# Exercise prompt:
Write the material out again exactly as it stands.

# Information shown:
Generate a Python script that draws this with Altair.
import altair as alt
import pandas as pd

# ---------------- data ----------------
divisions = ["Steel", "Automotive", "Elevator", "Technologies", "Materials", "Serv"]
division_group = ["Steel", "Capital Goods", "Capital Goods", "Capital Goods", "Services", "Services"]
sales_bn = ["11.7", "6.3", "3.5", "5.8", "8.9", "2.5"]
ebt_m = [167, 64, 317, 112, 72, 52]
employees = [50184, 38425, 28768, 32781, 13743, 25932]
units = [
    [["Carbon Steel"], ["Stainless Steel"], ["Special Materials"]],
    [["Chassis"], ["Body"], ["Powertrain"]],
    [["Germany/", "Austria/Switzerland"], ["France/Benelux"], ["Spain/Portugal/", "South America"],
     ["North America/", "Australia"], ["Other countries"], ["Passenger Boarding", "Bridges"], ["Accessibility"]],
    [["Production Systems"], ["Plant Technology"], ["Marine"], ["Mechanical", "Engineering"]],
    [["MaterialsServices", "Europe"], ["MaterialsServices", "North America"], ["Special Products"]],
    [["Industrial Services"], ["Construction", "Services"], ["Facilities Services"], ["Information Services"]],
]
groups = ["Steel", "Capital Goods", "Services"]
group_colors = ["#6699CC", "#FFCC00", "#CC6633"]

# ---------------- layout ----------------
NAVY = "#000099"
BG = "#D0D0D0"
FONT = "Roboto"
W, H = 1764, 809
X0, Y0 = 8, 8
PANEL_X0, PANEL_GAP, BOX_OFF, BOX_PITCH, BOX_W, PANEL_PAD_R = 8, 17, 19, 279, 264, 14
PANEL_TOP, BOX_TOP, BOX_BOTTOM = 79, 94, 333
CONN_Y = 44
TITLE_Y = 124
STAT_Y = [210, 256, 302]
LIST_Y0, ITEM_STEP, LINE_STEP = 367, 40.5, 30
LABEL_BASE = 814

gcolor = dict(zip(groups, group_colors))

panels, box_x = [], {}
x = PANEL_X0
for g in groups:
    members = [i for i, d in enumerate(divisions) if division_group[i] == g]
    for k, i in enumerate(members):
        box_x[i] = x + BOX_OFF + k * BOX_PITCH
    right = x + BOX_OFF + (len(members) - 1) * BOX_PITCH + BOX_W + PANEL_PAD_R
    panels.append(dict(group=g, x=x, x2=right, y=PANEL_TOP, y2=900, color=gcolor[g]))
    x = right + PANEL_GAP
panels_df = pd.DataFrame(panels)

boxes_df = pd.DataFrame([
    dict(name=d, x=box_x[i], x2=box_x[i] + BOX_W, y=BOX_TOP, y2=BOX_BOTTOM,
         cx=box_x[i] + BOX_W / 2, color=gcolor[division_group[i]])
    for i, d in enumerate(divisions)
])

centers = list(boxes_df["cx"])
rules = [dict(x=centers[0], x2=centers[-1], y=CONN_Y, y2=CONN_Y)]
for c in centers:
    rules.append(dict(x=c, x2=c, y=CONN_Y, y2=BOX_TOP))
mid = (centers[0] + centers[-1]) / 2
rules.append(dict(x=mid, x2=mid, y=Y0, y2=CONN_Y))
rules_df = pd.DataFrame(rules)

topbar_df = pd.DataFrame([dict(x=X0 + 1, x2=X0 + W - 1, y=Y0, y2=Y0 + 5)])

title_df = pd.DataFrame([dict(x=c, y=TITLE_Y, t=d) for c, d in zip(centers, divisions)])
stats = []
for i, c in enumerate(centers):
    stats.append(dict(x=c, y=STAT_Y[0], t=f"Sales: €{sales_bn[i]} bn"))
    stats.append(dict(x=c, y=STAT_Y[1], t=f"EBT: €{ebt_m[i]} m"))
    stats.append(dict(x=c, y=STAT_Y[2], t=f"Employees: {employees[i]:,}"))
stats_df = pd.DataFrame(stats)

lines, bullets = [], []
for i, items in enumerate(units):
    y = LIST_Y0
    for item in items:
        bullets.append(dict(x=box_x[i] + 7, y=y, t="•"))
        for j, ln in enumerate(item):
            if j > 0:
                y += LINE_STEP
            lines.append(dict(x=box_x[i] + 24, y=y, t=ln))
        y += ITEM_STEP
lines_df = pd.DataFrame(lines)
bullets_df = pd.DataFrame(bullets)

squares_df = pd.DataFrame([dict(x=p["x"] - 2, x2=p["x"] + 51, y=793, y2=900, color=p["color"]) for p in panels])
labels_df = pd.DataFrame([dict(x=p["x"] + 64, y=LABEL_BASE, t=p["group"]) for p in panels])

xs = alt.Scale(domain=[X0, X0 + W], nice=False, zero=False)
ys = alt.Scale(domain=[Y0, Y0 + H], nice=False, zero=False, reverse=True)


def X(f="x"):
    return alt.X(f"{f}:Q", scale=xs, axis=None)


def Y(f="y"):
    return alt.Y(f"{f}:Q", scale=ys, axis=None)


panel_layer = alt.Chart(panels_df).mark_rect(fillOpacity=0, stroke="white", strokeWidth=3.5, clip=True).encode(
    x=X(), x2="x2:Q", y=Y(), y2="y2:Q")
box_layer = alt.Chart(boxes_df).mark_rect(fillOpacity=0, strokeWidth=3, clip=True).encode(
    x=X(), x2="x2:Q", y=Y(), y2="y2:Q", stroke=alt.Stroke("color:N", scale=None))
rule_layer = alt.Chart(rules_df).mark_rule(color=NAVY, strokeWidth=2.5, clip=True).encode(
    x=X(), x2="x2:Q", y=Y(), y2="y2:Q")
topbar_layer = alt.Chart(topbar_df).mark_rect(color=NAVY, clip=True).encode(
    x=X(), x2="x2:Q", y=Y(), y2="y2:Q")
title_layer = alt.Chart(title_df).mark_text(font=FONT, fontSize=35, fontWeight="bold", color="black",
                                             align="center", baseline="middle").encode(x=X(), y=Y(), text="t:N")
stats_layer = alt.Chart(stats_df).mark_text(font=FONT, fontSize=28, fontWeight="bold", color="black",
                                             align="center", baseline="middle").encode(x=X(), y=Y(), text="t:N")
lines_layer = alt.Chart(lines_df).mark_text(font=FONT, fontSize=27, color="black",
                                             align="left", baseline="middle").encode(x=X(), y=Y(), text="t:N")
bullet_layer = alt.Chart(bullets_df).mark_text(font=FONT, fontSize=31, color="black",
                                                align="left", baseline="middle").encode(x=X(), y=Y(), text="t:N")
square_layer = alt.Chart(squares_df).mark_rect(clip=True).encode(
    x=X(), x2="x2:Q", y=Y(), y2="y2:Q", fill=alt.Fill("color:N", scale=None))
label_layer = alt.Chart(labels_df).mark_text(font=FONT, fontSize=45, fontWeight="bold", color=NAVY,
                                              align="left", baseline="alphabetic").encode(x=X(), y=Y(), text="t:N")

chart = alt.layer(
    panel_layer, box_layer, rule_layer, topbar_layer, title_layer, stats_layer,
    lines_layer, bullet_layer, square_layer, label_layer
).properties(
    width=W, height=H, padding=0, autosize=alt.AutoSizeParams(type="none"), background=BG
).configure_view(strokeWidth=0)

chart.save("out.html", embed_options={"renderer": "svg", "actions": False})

# Task answer:
Generate a Python script that draws this with Altair.
import altair as alt
import pandas as pd

# ---------------- data ----------------
divisions = ["Steel", "Automotive", "Elevator", "Technologies", "Materials", "Serv"]
division_group = ["Steel", "Capital Goods", "Capital Goods", "Capital Goods", "Services", "Services"]
sales_bn = ["11.7", "6.3", "3.5", "5.8", "8.9", "2.5"]
ebt_m = [167, 64, 317, 112, 72, 52]
employees = [50184, 38425, 28768, 32781, 13743, 25932]
units = [
    [["Carbon Steel"], ["Stainless Steel"], ["Special Materials"]],
    [["Chassis"], ["Body"], ["Powertrain"]],
    [["Germany/", "Austria/Switzerland"], ["France/Benelux"], ["Spain/Portugal/", "South America"],
     ["North America/", "Australia"], ["Other countries"], ["Passenger Boarding", "Bridges"], ["Accessibility"]],
    [["Production Systems"], ["Plant Technology"], ["Marine"], ["Mechanical", "Engineering"]],
    [["MaterialsServices", "Europe"], ["MaterialsServices", "North America"], ["Special Products"]],
    [["Industrial Services"], ["Construction", "Services"], ["Facilities Services"], ["Information Services"]],
]
groups = ["Steel", "Capital Goods", "Services"]
group_colors = ["#6699CC", "#FFCC00", "#CC6633"]

# ---------------- layout ----------------
NAVY = "#000099"
BG = "#D0D0D0"
FONT = "Roboto"
W, H = 1764, 809
X0, Y0 = 8, 8
PANEL_X0, PANEL_GAP, BOX_OFF, BOX_PITCH, BOX_W, PANEL_PAD_R = 8, 17, 19, 279, 264, 14
PANEL_TOP, BOX_TOP, BOX_BOTTOM = 79, 94, 333
CONN_Y = 44
TITLE_Y = 124
STAT_Y = [210, 256, 302]
LIST_Y0, ITEM_STEP, LINE_STEP = 367, 40.5, 30
LABEL_BASE = 814

gcolor = dict(zip(groups, group_colors))

panels, box_x = [], {}
x = PANEL_X0
for g in groups:
    members = [i for i, d in enumerate(divisions) if division_group[i] == g]
    for k, i in enumerate(members):
        box_x[i] = x + BOX_OFF + k * BOX_PITCH
    right = x + BOX_OFF + (len(members) - 1) * BOX_PITCH + BOX_W + PANEL_PAD_R
    panels.append(dict(group=g, x=x, x2=right, y=PANEL_TOP, y2=900, color=gcolor[g]))
    x = right + PANEL_GAP
panels_df = pd.DataFrame(panels)

boxes_df = pd.DataFrame([
    dict(name=d, x=box_x[i], x2=box_x[i] + BOX_W, y=BOX_TOP, y2=BOX_BOTTOM,
         cx=box_x[i] + BOX_W / 2, color=gcolor[division_group[i]])
    for i, d in enumerate(divisions)
])

centers = list(boxes_df["cx"])
rules = [dict(x=centers[0], x2=centers[-1], y=CONN_Y, y2=CONN_Y)]
for c in centers:
    rules.append(dict(x=c, x2=c, y=CONN_Y, y2=BOX_TOP))
mid = (centers[0] + centers[-1]) / 2
rules.append(dict(x=mid, x2=mid, y=Y0, y2=CONN_Y))
rules_df = pd.DataFrame(rules)

topbar_df = pd.DataFrame([dict(x=X0 + 1, x2=X0 + W - 1, y=Y0, y2=Y0 + 5)])

title_df = pd.DataFrame([dict(x=c, y=TITLE_Y, t=d) for c, d in zip(centers, divisions)])
stats = []
for i, c in enumerate(centers):
    stats.append(dict(x=c, y=STAT_Y[0], t=f"Sales: €{sales_bn[i]} bn"))
    stats.append(dict(x=c, y=STAT_Y[1], t=f"EBT: €{ebt_m[i]} m"))
    stats.append(dict(x=c, y=STAT_Y[2], t=f"Employees: {employees[i]:,}"))
stats_df = pd.DataFrame(stats)

lines, bullets = [], []
for i, items in enumerate(units):
    y = LIST_Y0
    for item in items:
        bullets.append(dict(x=box_x[i] + 7, y=y, t="•"))
        for j, ln in enumerate(item):
            if j > 0:
                y += LINE_STEP
            lines.append(dict(x=box_x[i] + 24, y=y, t=ln))
        y += ITEM_STEP
lines_df = pd.DataFrame(lines)
bullets_df = pd.DataFrame(bullets)

squares_df = pd.DataFrame([dict(x=p["x"] - 2, x2=p["x"] + 51, y=793, y2=900, color=p["color"]) for p in panels])
labels_df = pd.DataFrame([dict(x=p["x"] + 64, y=LABEL_BASE, t=p["group"]) for p in panels])

xs = alt.Scale(domain=[X0, X0 + W], nice=False, zero=False)
ys = alt.Scale(domain=[Y0, Y0 + H], nice=False, zero=False, reverse=True)


def X(f="x"):
    return alt.X(f"{f}:Q", scale=xs, axis=None)


def Y(f="y"):
    return alt.Y(f"{f}:Q", scale=ys, axis=None)


panel_layer = alt.Chart(panels_df).mark_rect(fillOpacity=0, stroke="white", strokeWidth=3.5, clip=True).encode(
    x=X(), x2="x2:Q", y=Y(), y2="y2:Q")
box_layer = alt.Chart(boxes_df).mark_rect(fillOpacity=0, strokeWidth=3, clip=True).encode(
    x=X(), x2="x2:Q", y=Y(), y2="y2:Q", stroke=alt.Stroke("color:N", scale=None))
rule_layer = alt.Chart(rules_df).mark_rule(color=NAVY, strokeWidth=2.5, clip=True).encode(
    x=X(), x2="x2:Q", y=Y(), y2="y2:Q")
topbar_layer = alt.Chart(topbar_df).mark_rect(color=NAVY, clip=True).encode(
    x=X(), x2="x2:Q", y=Y(), y2="y2:Q")
title_layer = alt.Chart(title_df).mark_text(font=FONT, fontSize=35, fontWeight="bold", color="black",
                                             align="center", baseline="middle").encode(x=X(), y=Y(), text="t:N")
stats_layer = alt.Chart(stats_df).mark_text(font=FONT, fontSize=28, fontWeight="bold", color="black",
                                             align="center", baseline="middle").encode(x=X(), y=Y(), text="t:N")
lines_layer = alt.Chart(lines_df).mark_text(font=FONT, fontSize=27, color="black",
                                             align="left", baseline="middle").encode(x=X(), y=Y(), text="t:N")
bullet_layer = alt.Chart(bullets_df).mark_text(font=FONT, fontSize=31, color="black",
                                                align="left", baseline="middle").encode(x=X(), y=Y(), text="t:N")
square_layer = alt.Chart(squares_df).mark_rect(clip=True).encode(
    x=X(), x2="x2:Q", y=Y(), y2="y2:Q", fill=alt.Fill("color:N", scale=None))
label_layer = alt.Chart(labels_df).mark_text(font=FONT, fontSize=45, fontWeight="bold", color=NAVY,
                                              align="left", baseline="alphabetic").encode(x=X(), y=Y(), text="t:N")

chart = alt.layer(
    panel_layer, box_layer, rule_layer, topbar_layer, title_layer, stats_layer,
    lines_layer, bullet_layer, square_layer, label_layer
).properties(
    width=W, height=H, padding=0, autosize=alt.AutoSizeParams(type="none"), background=BG
).configure_view(strokeWidth=0)

chart.save("out.html", embed_options={"renderer": "svg", "actions": False})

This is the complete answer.